* Start *

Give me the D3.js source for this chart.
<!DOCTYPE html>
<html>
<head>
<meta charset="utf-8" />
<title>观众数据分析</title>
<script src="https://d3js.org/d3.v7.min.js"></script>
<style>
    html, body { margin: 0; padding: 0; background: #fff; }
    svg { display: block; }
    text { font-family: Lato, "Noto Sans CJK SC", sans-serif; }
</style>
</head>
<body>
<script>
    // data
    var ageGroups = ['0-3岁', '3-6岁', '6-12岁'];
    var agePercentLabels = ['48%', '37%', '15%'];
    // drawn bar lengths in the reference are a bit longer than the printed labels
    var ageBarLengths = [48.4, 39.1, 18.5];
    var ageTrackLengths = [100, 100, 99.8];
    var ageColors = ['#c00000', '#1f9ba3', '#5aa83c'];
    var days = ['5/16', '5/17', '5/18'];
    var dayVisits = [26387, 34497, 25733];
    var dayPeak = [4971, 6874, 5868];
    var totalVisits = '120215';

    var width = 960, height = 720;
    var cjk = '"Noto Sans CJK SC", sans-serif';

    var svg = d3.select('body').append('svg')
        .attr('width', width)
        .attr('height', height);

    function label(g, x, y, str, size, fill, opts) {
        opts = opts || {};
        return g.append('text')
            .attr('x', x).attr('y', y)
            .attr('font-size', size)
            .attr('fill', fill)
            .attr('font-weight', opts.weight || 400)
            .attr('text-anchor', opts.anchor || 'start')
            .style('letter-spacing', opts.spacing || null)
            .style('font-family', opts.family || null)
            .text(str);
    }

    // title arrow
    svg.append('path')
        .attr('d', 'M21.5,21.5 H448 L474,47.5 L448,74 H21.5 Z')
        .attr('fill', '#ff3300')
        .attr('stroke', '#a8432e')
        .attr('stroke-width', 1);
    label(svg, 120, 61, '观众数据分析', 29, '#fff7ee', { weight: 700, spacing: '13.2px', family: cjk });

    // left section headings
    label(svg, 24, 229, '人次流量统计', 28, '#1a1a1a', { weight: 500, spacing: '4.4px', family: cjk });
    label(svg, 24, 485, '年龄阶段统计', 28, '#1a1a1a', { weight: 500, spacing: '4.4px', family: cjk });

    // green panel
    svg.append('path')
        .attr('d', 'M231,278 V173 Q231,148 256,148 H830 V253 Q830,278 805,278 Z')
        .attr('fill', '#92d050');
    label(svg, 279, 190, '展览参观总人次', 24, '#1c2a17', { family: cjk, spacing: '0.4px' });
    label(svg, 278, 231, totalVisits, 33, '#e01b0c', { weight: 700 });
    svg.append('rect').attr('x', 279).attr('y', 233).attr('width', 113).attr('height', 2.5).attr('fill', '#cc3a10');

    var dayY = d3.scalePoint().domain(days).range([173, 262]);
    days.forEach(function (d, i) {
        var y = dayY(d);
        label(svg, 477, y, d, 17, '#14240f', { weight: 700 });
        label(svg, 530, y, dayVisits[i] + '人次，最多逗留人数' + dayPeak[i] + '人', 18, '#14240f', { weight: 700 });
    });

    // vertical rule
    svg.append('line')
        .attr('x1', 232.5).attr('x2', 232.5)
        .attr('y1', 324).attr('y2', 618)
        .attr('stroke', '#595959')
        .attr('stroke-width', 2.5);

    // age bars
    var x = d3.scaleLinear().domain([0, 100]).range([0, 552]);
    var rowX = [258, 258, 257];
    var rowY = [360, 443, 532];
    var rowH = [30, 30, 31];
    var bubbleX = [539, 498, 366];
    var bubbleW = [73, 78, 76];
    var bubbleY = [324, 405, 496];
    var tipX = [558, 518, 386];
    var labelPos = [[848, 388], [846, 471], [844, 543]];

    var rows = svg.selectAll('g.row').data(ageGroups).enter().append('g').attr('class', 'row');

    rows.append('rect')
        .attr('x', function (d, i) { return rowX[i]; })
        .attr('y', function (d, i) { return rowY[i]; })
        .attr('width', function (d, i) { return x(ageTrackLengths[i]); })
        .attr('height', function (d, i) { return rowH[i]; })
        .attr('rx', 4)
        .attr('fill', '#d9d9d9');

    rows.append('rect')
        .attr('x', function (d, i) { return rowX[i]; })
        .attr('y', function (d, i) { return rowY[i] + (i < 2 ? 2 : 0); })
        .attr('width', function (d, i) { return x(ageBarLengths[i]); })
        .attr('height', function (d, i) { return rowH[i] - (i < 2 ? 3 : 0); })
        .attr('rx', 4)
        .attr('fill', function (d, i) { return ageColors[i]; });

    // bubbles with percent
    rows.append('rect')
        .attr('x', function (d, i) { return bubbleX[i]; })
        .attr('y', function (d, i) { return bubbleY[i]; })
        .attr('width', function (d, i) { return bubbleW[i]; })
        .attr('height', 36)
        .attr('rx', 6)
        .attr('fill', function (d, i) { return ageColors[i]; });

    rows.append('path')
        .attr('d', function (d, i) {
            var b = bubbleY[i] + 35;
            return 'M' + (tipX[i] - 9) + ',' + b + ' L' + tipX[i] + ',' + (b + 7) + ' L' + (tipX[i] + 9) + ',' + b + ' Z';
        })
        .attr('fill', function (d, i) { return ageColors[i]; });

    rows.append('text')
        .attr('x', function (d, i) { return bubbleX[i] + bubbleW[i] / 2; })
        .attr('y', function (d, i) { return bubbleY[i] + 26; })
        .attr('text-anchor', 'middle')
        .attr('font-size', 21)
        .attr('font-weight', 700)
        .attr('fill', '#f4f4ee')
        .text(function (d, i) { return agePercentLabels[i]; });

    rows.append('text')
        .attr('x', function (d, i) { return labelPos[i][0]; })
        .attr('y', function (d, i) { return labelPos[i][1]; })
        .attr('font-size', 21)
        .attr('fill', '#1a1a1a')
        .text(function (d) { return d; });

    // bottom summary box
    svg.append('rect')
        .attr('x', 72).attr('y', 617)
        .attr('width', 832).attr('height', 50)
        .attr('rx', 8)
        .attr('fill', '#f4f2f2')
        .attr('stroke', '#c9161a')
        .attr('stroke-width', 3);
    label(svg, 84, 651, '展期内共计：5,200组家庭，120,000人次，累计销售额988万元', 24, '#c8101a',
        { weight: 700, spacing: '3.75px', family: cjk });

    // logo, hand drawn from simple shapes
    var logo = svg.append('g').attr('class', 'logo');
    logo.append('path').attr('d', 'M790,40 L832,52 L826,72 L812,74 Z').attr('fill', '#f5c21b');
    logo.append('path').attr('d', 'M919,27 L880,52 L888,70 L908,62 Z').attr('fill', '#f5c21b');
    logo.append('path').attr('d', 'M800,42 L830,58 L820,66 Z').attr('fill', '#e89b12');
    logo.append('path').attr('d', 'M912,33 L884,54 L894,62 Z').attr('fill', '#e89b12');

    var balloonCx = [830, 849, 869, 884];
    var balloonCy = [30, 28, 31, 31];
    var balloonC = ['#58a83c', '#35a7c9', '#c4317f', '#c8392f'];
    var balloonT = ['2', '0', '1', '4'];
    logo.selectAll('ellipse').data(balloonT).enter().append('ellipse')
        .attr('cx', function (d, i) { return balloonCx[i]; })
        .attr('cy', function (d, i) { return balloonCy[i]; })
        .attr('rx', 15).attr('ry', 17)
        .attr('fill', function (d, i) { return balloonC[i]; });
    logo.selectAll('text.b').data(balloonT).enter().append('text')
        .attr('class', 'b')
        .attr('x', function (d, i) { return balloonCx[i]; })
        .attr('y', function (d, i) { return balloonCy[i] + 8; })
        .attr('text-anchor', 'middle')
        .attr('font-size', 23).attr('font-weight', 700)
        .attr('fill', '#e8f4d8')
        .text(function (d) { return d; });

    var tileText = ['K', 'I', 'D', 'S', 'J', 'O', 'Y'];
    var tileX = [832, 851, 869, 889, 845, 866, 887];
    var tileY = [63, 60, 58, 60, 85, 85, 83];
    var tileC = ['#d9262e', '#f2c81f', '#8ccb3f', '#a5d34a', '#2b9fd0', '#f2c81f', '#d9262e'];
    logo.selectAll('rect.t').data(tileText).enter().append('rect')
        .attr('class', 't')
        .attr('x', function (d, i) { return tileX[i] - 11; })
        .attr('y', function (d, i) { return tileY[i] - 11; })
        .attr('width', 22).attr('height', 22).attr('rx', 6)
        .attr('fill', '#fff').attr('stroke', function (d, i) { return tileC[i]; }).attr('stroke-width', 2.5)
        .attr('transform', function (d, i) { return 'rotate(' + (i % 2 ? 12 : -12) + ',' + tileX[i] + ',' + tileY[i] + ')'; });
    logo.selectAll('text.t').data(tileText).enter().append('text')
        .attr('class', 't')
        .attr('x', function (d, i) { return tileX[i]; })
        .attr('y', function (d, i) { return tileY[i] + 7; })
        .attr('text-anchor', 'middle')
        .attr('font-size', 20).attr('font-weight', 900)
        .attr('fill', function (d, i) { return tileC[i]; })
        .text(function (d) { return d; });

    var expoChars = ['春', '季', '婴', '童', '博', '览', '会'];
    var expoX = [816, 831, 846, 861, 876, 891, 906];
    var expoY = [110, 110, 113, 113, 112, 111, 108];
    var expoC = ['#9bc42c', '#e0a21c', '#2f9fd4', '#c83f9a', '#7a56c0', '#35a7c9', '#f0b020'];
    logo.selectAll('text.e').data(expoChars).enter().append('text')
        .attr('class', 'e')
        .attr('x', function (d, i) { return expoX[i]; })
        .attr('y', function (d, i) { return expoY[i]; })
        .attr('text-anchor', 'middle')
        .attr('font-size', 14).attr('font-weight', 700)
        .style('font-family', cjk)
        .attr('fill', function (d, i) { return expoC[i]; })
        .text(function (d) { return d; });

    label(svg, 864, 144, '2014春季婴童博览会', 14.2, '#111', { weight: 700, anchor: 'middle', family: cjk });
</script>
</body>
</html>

* End *

## What the task requires
Begin with the first line of the data above and, please, print each line exactly until you have printed the line containing "spacing: '13.2px', family: cjk"; print nothing else.

## Written answer
Give me the D3.js source for this chart.
<!DOCTYPE html>
<html>
<head>
<meta charset="utf-8" />
<title>观众数据分析</title>
<script src="https://d3js.org/d3.v7.min.js"></script>
<style>
    html, body { margin: 0; padding: 0; background: #fff; }
    svg { display: block; }
    text { font-family: Lato, "Noto Sans CJK SC", sans-serif; }
</style>
</head>
<body>
<script>
    // data
    var ageGroups = ['0-3岁', '3-6岁', '6-12岁'];
    var agePercentLabels = ['48%', '37%', '15%'];
    // drawn bar lengths in the reference are a bit longer than the printed labels
    var ageBarLengths = [48.4, 39.1, 18.5];
    var ageTrackLengths = [100, 100, 99.8];
    var ageColors = ['#c00000', '#1f9ba3', '#5aa83c'];
    var days = ['5/16', '5/17', '5/18'];
    var dayVisits = [26387, 34497, 25733];
    var dayPeak = [4971, 6874, 5868];
    var totalVisits = '120215';

    var width = 960, height = 720;
    var cjk = '"Noto Sans CJK SC", sans-serif';

    var svg = d3.select('body').append('svg')
        .attr('width', width)
        .attr('height', height);

    function label(g, x, y, str, size, fill, opts) {
        opts = opts || {};
        return g.append('text')
            .attr('x', x).attr('y', y)
            .attr('font-size', size)
            .attr('fill', fill)
            .attr('font-weight', opts.weight || 400)
            .attr('text-anchor', opts.anchor || 'start')
            .style('letter-spacing', opts.spacing || null)
            .style('font-family', opts.family || null)
            .text(str);
    }

    // title arrow
    svg.append('path')
        .attr('d', 'M21.5,21.5 H448 L474,47.5 L448,74 H21.5 Z')
        .attr('fill', '#ff3300')
        .attr('stroke', '#a8432e')
        .attr('stroke-width', 1);
    label(svg, 120, 61, '观众数据分析', 29, '#fff7ee', { weight: 700, spacing: '13.2px', family: cjk });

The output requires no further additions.